Multi-group Usability Study with Users with Different Experience Levels

How much should a template provide?

CHALLENGE

If you’ve ever explored building a website to showcase your work or sell something, you may have heard the term “website template.” How much work do you think the template does for you, and how much do you think comes from you outside of that template? The Templates team was exploring different template constructs, hoping that one or more would increase users’ trial intent. For example, one concept was a template that gives users more of a blank canvas as a starting point, while the other concept provided some more specific guidance.

Research would come in to help derisk the launch of these constructs. Do these features help users get started with building a website more easily?

We had about 6 weeks to answer these questions.

TEAM

PM, designer, data analytics partner

RESEARCH APPROACH

The research goal was to learn if these website-building constructs/concepts help users get started with building a website more easily. I planned a series of semi-structured in-depth interviews with the following main structure:

  • Warm up interview

  • Usability task (building their website): each participant goes through only one of the concepts

    • task assignment is randomized and balanced

  • Debrief

I decided to invite two groups of users, experienced website builders and inexperienced/first-time website builders to understand how these constructs may work differently for them, based on our hypothesis that one construct should support inexperienced builders better.

RECRUITMENT

I recruited participants via a vendor platform that the company subscribes to. I set up a screening questionnaire with both multiple-choice and open-ended questions. I screened 250+ responses to finalize a participant shortlist after facilitating the project team’s feedback.

Criteria (part of it):

  • n=16 (8 for inexperienced, 8 for experienced builders)

    • (in the end, we had 9 inexperienced and 7 experienced)

  • Interested in building a new website

PROTOCOL

In each interview session (with one participant), I (as the sole researcher) would conduct a warm-up interview to understand the participant’s experience in building websites and the main challenges that hold them back, which was also a great opportunity to build rapport with the participant. Then, I would direct the participant to the Squarespace templates’ (live) page, where they have 10-15 minutes to work on building their site. Each participant only goes through one of the concepts.

Each session was live-broadcasted (upon participant’s content) to my project team members, who also helped take notes on a shared FigJam board with participants’ quotes and screenshots of their usability tasks. I also provided space for each attendant to jog down their surprises, takeaways, and ideas.

In the meantime, I was managing a live chat thread with my teammates to record any questions they had. I’d follow up with the participant with questions I found to be useful at the time.

ANALYSIS

I hosted an end-of-day debrief session with my project team after every 3-4 sessions so that everyone could “download” their observations and learnings from the day and chat through main themes and topics. I documented the conversations so that I could revisit them and do a deeper dive during my analysis.

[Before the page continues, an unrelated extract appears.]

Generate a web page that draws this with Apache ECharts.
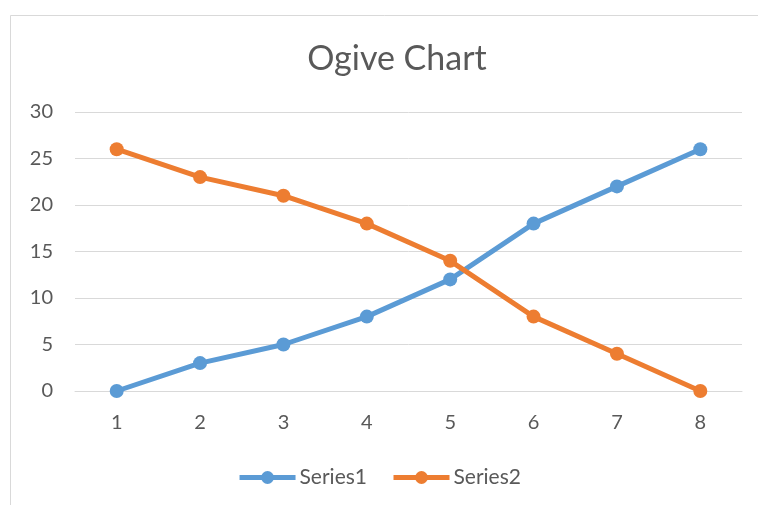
<!DOCTYPE html>
<html>
<head>
<meta charset="utf-8">
<script src="https://cdn.jsdelivr.net/npm/echarts@6/dist/echarts.min.js"></script>
<style>
  html, body { margin: 0; padding: 0; background: #fff; }
  #chart { width: 758px; height: 505px; }
</style>
</head>
<body>
<div id="chart"></div>
<script>
const categories = ['1', '2', '3', '4', '5', '6', '7', '8']
const series1 = [0, 3, 5, 8, 12, 18, 22, 26]
const series2 = [26, 23, 21, 18, 14, 8, 4, 0]

const chart = echarts.init(document.getElementById('chart'))
const textColor = '#595959'
const fontFamily = 'Lato, "Open Sans", sans-serif'

const option = {
  backgroundColor: '#fff',
  animation: false,
  graphic: [{
    type: 'rect',
    left: 8,
    top: 13,
    shape: { width: 800, height: 520 },
    style: { fill: 'none', stroke: '#d9d9d9', lineWidth: 1 },
    silent: true
  }],
  title: {
    text: 'Ogive Chart',
    left: 392,
    textAlign: 'center',
    top: 37,
    textStyle: { color: textColor, fontSize: 34, fontWeight: 'normal', fontFamily }
  },
  legend: {
    top: 462,
    left: 'center',
    itemWidth: 56,
    itemHeight: 16,
    itemGap: 24,
    lineStyle: { width: 5 },
    textStyle: { color: textColor, fontSize: 21, fontFamily, padding: [0, 0, 0, -1] },
    data: ['Series1', 'Series2']
  },
  grid: {
    left: 75,
    right: 16,
    top: 112,
    bottom: 114,
    outerBoundsMode: 'none'
  },
  xAxis: {
    type: 'category',
    data: categories,
    boundaryGap: true,
    axisLine: { show: true, lineStyle: { color: '#d9d9d9', width: 1 } },
    axisTick: { show: false },
    axisLabel: { color: textColor, fontSize: 20, margin: 22, fontFamily }
  },
  yAxis: {
    type: 'value',
    min: 0,
    max: 30,
    interval: 5,
    axisLine: { show: false },
    axisTick: { show: false },
    axisLabel: { color: textColor, fontSize: 20, margin: 22, fontFamily },
    splitLine: { lineStyle: { color: '#d9d9d9', width: 1 } }
  },
  series: [
    {
      name: 'Series1',
      type: 'line',
      data: series1,
      symbol: 'circle',
      symbolSize: 14,
      lineStyle: { color: '#5b9bd5', width: 5 },
      itemStyle: { color: '#5b9bd5' }
    },
    {
      name: 'Series2',
      type: 'line',
      data: series2,
      symbol: 'circle',
      symbolSize: 14,
      lineStyle: { color: '#ed7d31', width: 5 },
      itemStyle: { color: '#ed7d31' }
    }
  ]
}

chart.setOption(option)
</script>
</body>
</html>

Types of data that I analyzed:

  • Participants’ attitudes: before they land on each concept, first impression of the concept, and their reflection on their experience of it.

  • Participants’ performance: first actions, blockers, tasks completed.

I also looked into consistencies and differences between the two groups of participants (inexperienced vs. experienced) in the data categories above.

INSIGHTS & OUTCOMES

One major finding from the study showed that people’s expectations of the concepts were different from what their experience is upon editing. Through synthesizing their expectation, we learned how each concept was appealing to them in the first place but how they might bring challenges once being edited.

These findings provided a deeper understanding of (1) users’ expectations and first impression of concepts tested, (2) users’ challenges using different website-editing constructs, and (3) which concept was a better starting point experience for users.

Ultimately, the research findings helped the team understand the main issues of the concepts and reach a decision to pivot to another direction.